**Written task**
Leaving out every picture, copy the lines of the data exactly, from the first through the line containing "bold = dict(family='Liberation".

**Records for this task**
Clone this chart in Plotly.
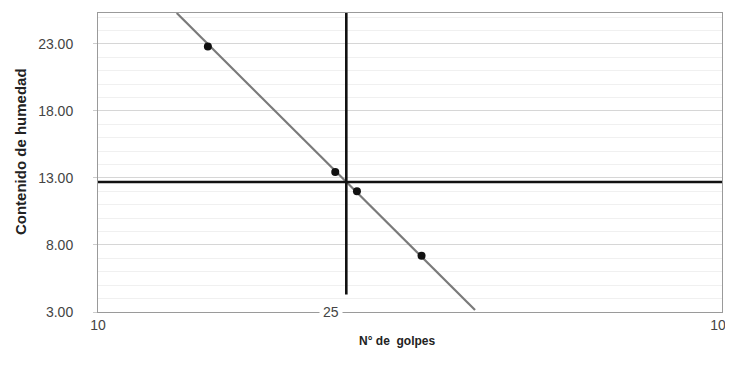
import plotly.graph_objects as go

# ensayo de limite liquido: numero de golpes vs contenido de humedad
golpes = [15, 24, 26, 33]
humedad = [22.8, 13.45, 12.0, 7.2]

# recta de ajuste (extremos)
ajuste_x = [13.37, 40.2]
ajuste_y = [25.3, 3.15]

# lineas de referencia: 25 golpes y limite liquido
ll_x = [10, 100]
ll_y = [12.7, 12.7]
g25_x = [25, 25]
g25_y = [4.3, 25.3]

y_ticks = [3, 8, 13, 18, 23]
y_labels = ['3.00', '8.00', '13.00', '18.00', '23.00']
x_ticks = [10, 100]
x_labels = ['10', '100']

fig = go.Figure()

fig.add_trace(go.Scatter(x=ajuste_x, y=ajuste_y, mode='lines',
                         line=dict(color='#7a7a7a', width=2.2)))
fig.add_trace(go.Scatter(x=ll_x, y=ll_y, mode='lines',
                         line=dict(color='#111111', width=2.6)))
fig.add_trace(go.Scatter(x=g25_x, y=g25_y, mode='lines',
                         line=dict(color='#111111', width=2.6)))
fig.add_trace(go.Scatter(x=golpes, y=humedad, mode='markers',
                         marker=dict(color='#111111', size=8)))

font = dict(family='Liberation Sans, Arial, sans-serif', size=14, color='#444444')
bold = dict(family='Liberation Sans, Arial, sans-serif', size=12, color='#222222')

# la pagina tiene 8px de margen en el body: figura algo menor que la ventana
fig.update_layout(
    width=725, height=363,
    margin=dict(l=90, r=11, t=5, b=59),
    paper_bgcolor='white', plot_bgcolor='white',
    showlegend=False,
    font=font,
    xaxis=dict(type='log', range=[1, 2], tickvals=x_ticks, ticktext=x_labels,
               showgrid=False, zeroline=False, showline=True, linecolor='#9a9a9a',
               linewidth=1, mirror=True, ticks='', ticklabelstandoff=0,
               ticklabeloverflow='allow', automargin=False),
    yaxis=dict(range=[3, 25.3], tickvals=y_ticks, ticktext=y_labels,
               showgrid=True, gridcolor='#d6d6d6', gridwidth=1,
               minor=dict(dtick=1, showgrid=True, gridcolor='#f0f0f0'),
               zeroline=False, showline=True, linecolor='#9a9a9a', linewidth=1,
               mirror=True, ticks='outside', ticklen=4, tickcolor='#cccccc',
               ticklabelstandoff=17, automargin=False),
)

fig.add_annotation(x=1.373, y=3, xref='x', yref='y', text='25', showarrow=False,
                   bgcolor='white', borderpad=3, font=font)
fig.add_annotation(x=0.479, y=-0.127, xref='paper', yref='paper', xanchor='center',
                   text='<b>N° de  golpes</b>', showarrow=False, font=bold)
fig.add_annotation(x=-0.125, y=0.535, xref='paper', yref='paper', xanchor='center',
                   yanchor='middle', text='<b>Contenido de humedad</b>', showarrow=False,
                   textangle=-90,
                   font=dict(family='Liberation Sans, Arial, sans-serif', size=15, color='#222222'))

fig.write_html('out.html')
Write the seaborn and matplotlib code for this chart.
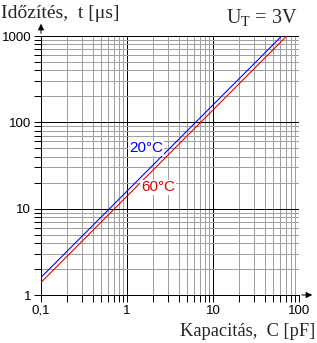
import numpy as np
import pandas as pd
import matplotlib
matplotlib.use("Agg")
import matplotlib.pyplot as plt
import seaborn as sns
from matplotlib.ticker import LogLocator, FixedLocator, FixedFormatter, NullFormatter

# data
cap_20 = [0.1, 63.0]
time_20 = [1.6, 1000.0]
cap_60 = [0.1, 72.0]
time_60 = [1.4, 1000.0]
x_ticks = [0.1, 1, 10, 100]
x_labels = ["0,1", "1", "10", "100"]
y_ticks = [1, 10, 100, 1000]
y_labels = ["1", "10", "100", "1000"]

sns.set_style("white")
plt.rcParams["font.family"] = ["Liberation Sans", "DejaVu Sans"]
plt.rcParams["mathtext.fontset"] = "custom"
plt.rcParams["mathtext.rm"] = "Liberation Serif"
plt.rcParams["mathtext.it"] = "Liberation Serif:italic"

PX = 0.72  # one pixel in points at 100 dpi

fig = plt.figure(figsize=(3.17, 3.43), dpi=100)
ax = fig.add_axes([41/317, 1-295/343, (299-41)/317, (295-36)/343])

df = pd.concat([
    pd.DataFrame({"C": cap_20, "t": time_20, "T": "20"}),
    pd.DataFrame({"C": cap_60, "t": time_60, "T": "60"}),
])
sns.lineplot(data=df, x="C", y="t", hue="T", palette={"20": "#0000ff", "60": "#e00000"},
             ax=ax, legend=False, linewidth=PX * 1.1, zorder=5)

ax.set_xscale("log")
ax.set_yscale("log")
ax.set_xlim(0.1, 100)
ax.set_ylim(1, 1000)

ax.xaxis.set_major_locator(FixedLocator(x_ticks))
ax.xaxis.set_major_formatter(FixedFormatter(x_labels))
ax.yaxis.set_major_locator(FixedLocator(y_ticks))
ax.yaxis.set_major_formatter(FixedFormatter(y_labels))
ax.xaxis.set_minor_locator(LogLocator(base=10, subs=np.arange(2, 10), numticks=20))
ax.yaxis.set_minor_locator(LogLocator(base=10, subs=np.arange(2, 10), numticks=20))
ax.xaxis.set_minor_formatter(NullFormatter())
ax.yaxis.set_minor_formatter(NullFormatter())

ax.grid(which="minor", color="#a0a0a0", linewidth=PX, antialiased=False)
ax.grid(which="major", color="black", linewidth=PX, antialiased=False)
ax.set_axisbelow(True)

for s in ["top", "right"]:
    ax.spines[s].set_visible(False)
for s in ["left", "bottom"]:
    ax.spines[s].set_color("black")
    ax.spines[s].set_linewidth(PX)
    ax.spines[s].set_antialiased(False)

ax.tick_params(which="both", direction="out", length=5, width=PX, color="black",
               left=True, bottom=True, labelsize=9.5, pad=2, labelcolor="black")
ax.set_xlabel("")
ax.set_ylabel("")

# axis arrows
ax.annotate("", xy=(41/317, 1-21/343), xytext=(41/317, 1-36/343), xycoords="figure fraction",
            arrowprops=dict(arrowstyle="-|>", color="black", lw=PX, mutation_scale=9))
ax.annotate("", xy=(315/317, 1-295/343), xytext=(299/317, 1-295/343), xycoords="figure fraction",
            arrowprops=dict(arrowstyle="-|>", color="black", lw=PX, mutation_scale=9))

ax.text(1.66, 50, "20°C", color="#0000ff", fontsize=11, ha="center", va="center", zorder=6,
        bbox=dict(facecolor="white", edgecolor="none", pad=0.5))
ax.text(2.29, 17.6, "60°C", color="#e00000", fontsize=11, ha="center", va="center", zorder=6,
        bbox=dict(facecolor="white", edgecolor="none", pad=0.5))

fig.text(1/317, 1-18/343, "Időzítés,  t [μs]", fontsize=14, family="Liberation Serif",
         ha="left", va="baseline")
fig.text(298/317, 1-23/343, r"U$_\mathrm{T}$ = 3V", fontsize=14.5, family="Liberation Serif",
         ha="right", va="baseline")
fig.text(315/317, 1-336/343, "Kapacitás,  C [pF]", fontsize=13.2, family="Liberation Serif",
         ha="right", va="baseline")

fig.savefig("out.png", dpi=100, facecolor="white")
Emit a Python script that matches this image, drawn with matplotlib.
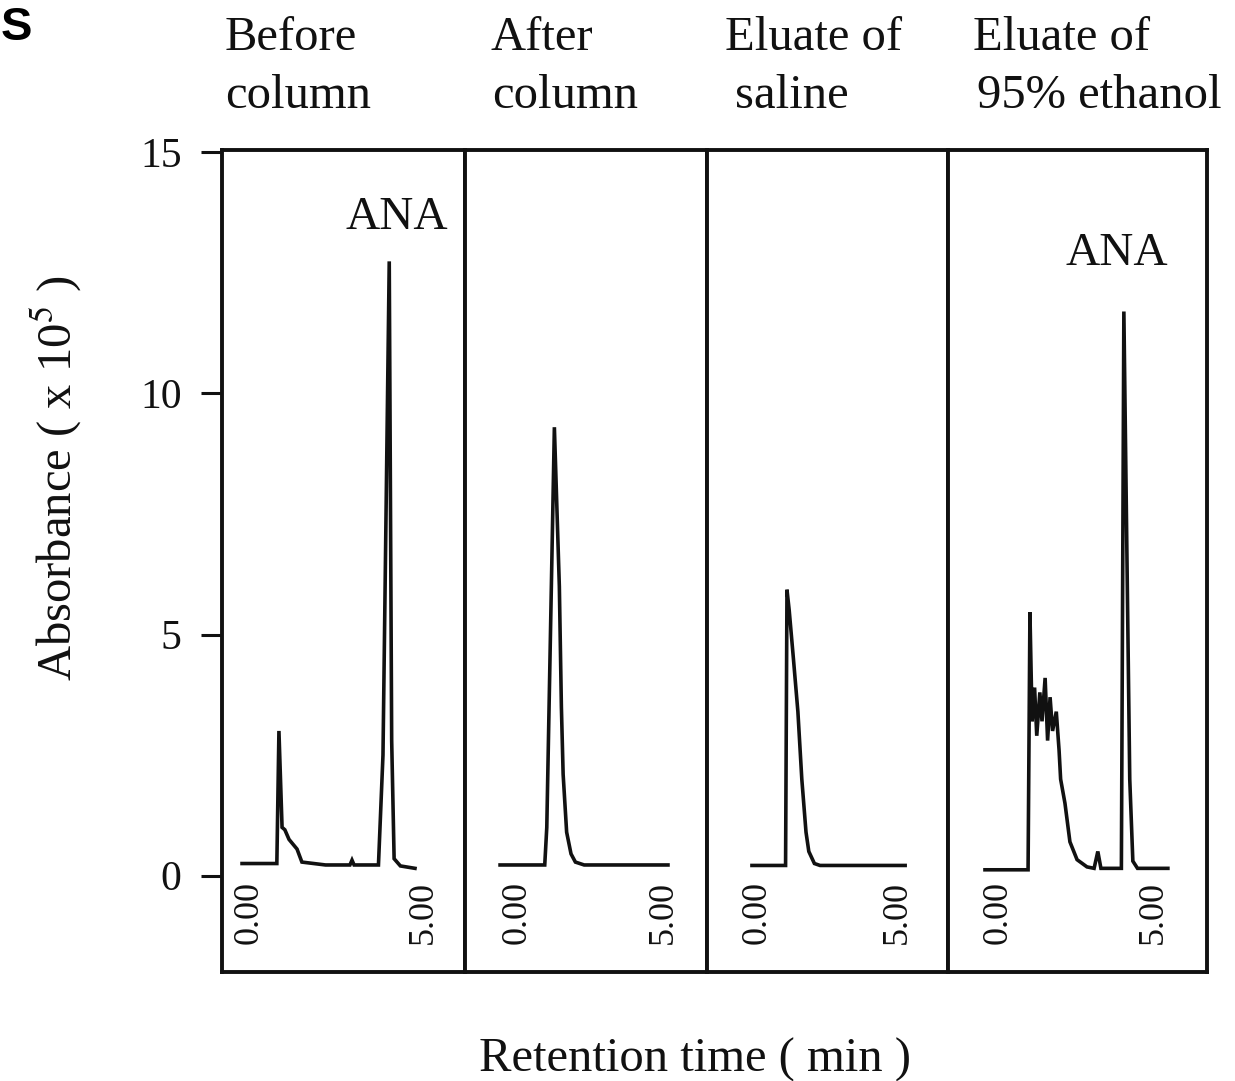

**Task result**
Clone this chart in Plotly.
import plotly.graph_objects as go

# ensayo de limite liquido: numero de golpes vs contenido de humedad
golpes = [15, 24, 26, 33]
humedad = [22.8, 13.45, 12.0, 7.2]

# recta de ajuste (extremos)
ajuste_x = [13.37, 40.2]
ajuste_y = [25.3, 3.15]

# lineas de referencia: 25 golpes y limite liquido
ll_x = [10, 100]
ll_y = [12.7, 12.7]
g25_x = [25, 25]
g25_y = [4.3, 25.3]

y_ticks = [3, 8, 13, 18, 23]
y_labels = ['3.00', '8.00', '13.00', '18.00', '23.00']
x_ticks = [10, 100]
x_labels = ['10', '100']

fig = go.Figure()

fig.add_trace(go.Scatter(x=ajuste_x, y=ajuste_y, mode='lines',
                         line=dict(color='#7a7a7a', width=2.2)))
fig.add_trace(go.Scatter(x=ll_x, y=ll_y, mode='lines',
                         line=dict(color='#111111', width=2.6)))
fig.add_trace(go.Scatter(x=g25_x, y=g25_y, mode='lines',
                         line=dict(color='#111111', width=2.6)))
fig.add_trace(go.Scatter(x=golpes, y=humedad, mode='markers',
                         marker=dict(color='#111111', size=8)))

font = dict(family='Liberation Sans, Arial, sans-serif', size=14, color='#444444')
bold = dict(family='Liberation Sans, Arial, sans-serif', size=12, color='#222222')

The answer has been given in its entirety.